In DC Comics v. Pacific Pictures Corp., (C.D. CA, CV 10-3633) the Federal Court held that the heirs of Joseph Shuster, the original illustrator of Superman (and co-creator with Jerome Siegel), had vitiated any termination right by virtue of a 1992 agreement between the heirs and DC.  Siegel and Shuster had assigned to DC the “exclusive right” to Superman in 1938, then unsuccessfully sued to invalidate that assignment in 1948, and entered into another agreement with DC in 1975.  The 1992 agreement with Shuster’s heirs, said it “fully settles all claims to any payments or other rights or remedies which [Shuster’s heirs] may have under any other agreement or otherwise, whether now or hereafter existing regarding any copyrights, and now grant to us any such rights.”  

But like any comic-book character that will not stay dead, notwithstanding the 1992 agreement, Shuster’s heirs served a Notice of Termination in 2003 trying to reclaim all rights to the Superman copyrights.  DC comics sued to establish that the 1992 agreement relinquished any termination rights held by Shuster’s heirs. In a just-issued decision, the Court held that  the 1992 agreement superseded the original 1938 transfer by Shuster, and therefore the 1992 agreement revoked any prior agreements and regranted all copyright interest to DC. 

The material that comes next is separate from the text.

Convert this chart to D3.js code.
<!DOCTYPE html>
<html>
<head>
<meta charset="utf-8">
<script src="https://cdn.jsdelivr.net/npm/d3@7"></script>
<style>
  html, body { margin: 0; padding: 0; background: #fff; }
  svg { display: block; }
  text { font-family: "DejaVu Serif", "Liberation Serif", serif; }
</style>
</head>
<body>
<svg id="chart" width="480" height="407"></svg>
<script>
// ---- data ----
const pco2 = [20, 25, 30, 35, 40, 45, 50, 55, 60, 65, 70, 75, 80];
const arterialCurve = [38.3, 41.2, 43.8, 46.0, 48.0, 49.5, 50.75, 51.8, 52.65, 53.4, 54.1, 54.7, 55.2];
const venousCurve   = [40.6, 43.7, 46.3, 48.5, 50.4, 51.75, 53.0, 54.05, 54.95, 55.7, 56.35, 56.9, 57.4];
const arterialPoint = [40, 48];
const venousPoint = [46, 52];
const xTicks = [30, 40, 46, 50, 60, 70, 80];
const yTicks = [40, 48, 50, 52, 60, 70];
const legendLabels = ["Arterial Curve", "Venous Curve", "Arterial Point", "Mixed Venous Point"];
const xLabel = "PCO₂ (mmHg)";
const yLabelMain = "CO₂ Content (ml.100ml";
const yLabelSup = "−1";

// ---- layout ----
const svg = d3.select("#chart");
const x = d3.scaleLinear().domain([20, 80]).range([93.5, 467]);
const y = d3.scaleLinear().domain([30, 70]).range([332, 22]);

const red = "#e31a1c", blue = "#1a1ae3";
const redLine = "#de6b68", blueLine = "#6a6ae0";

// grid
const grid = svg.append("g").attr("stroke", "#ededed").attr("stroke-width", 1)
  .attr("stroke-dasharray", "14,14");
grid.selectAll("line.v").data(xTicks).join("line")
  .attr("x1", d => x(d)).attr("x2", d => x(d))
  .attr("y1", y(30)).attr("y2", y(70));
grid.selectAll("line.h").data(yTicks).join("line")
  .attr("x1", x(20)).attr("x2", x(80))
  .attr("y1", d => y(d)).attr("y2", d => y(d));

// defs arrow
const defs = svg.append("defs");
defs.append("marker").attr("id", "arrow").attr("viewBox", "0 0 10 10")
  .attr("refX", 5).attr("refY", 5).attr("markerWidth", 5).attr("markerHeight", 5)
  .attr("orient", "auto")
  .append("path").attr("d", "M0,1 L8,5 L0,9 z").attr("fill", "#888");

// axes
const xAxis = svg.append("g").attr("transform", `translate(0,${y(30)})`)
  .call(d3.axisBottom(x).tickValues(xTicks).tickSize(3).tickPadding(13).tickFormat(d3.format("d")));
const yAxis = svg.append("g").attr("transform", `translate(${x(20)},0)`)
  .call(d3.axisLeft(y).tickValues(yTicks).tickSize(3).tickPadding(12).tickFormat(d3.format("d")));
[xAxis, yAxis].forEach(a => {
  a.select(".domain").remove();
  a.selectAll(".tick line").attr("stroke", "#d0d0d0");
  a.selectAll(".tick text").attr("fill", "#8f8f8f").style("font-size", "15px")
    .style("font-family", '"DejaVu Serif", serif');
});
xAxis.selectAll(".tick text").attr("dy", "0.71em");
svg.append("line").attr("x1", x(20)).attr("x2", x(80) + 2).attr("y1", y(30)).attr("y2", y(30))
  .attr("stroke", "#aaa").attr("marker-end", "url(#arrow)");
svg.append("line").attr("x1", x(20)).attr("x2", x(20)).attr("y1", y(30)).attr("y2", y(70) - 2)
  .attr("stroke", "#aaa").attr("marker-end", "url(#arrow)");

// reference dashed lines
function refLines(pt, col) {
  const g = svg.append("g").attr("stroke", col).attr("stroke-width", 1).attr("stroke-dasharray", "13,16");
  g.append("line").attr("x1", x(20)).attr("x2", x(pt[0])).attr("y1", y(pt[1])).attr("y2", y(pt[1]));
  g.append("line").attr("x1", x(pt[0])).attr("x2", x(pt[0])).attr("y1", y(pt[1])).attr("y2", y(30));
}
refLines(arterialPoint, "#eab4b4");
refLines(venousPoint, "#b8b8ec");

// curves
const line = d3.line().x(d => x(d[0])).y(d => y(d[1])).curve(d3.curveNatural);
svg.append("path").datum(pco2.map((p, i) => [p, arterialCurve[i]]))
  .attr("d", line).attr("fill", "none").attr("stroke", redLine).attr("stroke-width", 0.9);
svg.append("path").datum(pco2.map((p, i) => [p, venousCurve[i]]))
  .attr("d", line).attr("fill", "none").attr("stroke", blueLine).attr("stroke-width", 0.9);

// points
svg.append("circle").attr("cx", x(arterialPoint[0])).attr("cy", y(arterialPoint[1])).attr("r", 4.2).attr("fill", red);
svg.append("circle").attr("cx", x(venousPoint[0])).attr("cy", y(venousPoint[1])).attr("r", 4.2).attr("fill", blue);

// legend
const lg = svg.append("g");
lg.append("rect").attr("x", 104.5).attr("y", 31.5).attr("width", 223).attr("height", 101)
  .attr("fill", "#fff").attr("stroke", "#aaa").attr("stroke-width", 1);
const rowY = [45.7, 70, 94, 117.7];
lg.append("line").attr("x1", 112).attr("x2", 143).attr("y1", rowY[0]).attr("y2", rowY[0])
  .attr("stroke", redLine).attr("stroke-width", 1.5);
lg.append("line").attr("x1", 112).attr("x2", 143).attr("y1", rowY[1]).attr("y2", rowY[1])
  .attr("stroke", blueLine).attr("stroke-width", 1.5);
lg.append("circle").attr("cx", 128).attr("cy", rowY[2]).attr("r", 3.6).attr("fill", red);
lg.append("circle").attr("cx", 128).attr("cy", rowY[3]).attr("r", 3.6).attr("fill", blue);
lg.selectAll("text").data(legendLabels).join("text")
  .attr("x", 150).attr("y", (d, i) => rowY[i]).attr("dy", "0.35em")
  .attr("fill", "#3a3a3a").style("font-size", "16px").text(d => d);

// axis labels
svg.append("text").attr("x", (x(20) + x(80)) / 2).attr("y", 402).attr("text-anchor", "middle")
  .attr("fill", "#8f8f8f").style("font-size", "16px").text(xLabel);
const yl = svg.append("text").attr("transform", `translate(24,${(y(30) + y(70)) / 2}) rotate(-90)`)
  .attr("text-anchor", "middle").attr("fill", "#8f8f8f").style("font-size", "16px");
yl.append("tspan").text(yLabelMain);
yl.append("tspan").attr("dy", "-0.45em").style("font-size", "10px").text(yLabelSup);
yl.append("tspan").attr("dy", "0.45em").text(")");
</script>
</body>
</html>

DC Comics and its predecessors (for example, Milne v. Stephen Slesinger, Inc. over the “Winnie the Pooh” copyright; and Penguin Group (USA) Inc. v. Steinbeck, over the “Of Mice and Men” copyright) is a reminder that authors, or their heirs, have serious leverage to renegotiate agreements to copyrighted works that were previously assigned: or punch those prior transfers out of existence.  The “inalienable” right  to termination is even more invulnerable than Superman to efforts to transfer it in advance of when it would otherwise ripen, (complicated by termination provisions that might apply at 56 and even 75 years from the original date or copyright).  Congress has repeatedly made clear that this reversionary provision to protect “authors against unremunerative transfers” (that is, selling for pennies what later turns out to be worth millions) is much more powerful than a locomotive, or any attempt to leap over or around it.  It does not apply to works made for hire, but whether something really was a work made for hire (even if the parties said it was at the time) can be open to question.  A very serious question with millions at stake.

Obviously, knowing that your copyright transfer may disappear after decades of investment, along with future profit, and that there is virtually nothing you can do to prevent it in advance is not the story arc that the transferee is looking for.  Yet even X-ray vision has failed to find a really sure way to defeat the inalienable transfer right.

Renegotiation appears to be a viable option open to the original grantee to try and deal with the termination right, at least in some measure.  Depending on the timing of the new deal, this may simply re-start the 35-year clock noted above (for post-1977 agreements).  But that may be enough comfort for the grantee in the meantime.  Authors and heirs should carefully approach renegotiating copyright ownership agreements when leveraging the termination rights.  Indeed, the Court in DC Comics determined that the heirs had “exhausted the single opportunity provided” them to revisit the terms of the original grant, in the 1992 agreement.  Grantees need to be cognizant of revocation of all prior agreements in the renegotiated transfer agreement, and address how the renegotiation involves termination rights the author or heirs may have.  It may not always take a Brainiac, but the timing and analysis can be very complex.